Il Lido chiama, la Cina risponde

Aumenta la presenza asiatica al Venice Film Market

Il Venice Film Market ha portato a termine la terza edizione di un mercato del film che a Venezia, in anni diversi, non ha mai superato le due edizioni. Pascal Diot, direttore del market veneziano, di quello di Dubai e di molti altri festival mondiali, non ha dubbi: «Siamo cresciuti, pur di poco, che nel calo complessivo di festival e di mercati come Cannes e Berlino, è un grande risultato».

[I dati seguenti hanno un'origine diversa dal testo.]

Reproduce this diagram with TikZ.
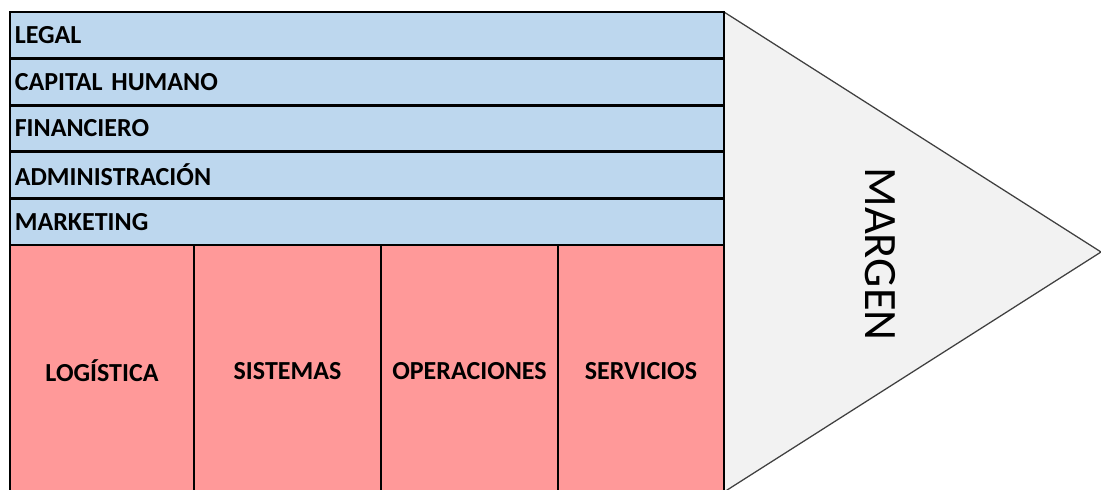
\documentclass[tikz,border=0pt]{standalone}
\usepackage{fontspec}
\setmainfont{Carlito}
\definecolor{azul}{HTML}{BDD7EE}
\definecolor{rosa}{HTML}{FF9999}
\definecolor{gris}{HTML}{F2F2F2}
\tikzset{
  apoyo/.style={draw=black, line width=2pt, fill=azul, anchor=north west, inner sep=0pt, inner xsep=0.12cm, outer sep=0pt,
    minimum width=17.85cm, minimum height=1.165cm, text width=17.61cm, align=left, font=\fontsize{18.5}{21}\selectfont\bfseries},
  primaria/.style={draw=black, line width=2pt, fill=rosa, anchor=north west, inner sep=0pt, outer sep=0pt,
    minimum height=6.3cm, font=\fontsize{18.5}{21}\selectfont\bfseries}
}
\begin{document}
\begin{tikzpicture}
            \useasboundingbox (0,0) rectangle (27.525,-12.25);
            \fill[gris, draw=black!75, line width=0.9pt] (18.1,-0.3) -- (27.525,-6.3) -- (18.1,-12.3) -- cycle;
            \node[rotate=-90, font=\fontsize{33}{38}\selectfont] (margen) at (22.0,-6.35) {MARGEN};
            \node[apoyo] (legal) at (0.25,-0.3) {LEGAL};
            \node[apoyo] (capital) at (0.25,-1.465) {CAPITAL HUMANO};
            \node[apoyo] (financiero) at (0.25,-2.63) {FINANCIERO};
            \node[apoyo] (admin) at (0.25,-3.795) {ADMINISTRACIÓN};
            \node[apoyo] (marketing) at (0.25,-4.96) {MARKETING};
            \node[primaria, minimum width=4.6cm] (logistica) at (0.25,-6.125) {LOGÍSTICA};
            \node[primaria, minimum width=4.675cm] (sistemas) at (4.85,-6.125) {SISTEMAS};
            \node[primaria, minimum width=4.425cm] (operaciones) at (9.525,-6.125) {OPERACIONES};
            \node[primaria, minimum width=4.15cm] (servicios) at (13.95,-6.125) {SERVICIOS};
        \end{tikzpicture}
\end{document}
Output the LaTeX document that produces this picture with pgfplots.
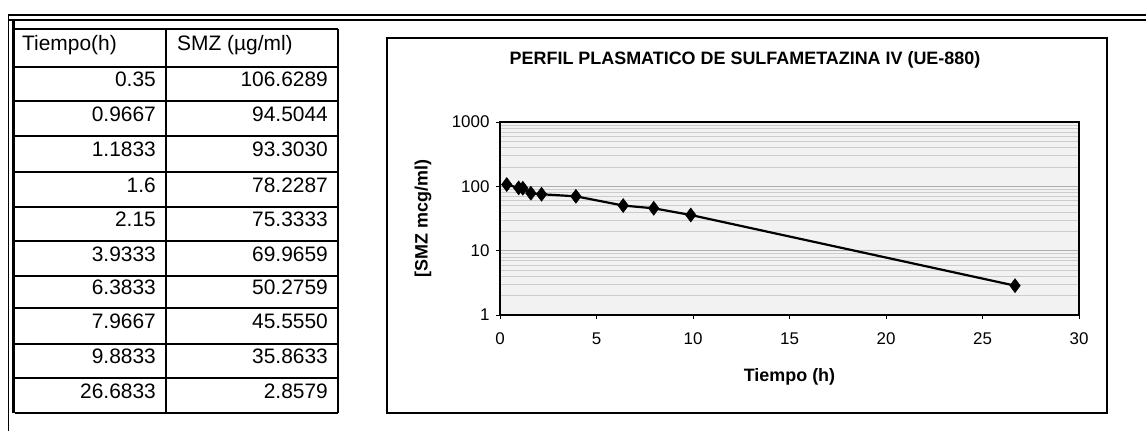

Una cinquantina di paesi presenti, 1500 professionisti accreditati e 15 film venduti, quasi un terzo della selezione ufficiale. Ma, al di là dei dati positivi, quale può essere il futuro per un mercato a Venezia? «Occorre trovare la giusta dimensione per un mercato veneziano. Bisogna considerare la forma di questo festival, tutto racchiuso in poche centinaia di metri. Ciò permette incontri più dilatati, meno compressi nei venti minuti di Cannes». Inoltre la formula del market veneziano prevede panel, focus on di approfondimento sulle diverse realtà nazionali, ma anche la creazioni di legami con le diverse film commission, italiane ed estere, con produttori nazionali. Vi sono state inoltre due iniziative importanti, come l’European Gap Financing coproduction – che ha consentito a quindici progetti che avevano già la copertura del 70% di reperire tutto o parte del restante 30%, e la seconda edizione del workshop “Final cut in Venice” che supporta la postproduzione di film provenienti da Africa, Libano, Palestina, Siria e Giordania.

Quanto alla partecipazione, la nazionalità degli operatori è sostanzialmente europea e sudamericana (con prevalenza brasiliana e argentina), ma c’è anche molta Asia, con molti operatori di Pechino e Shangai.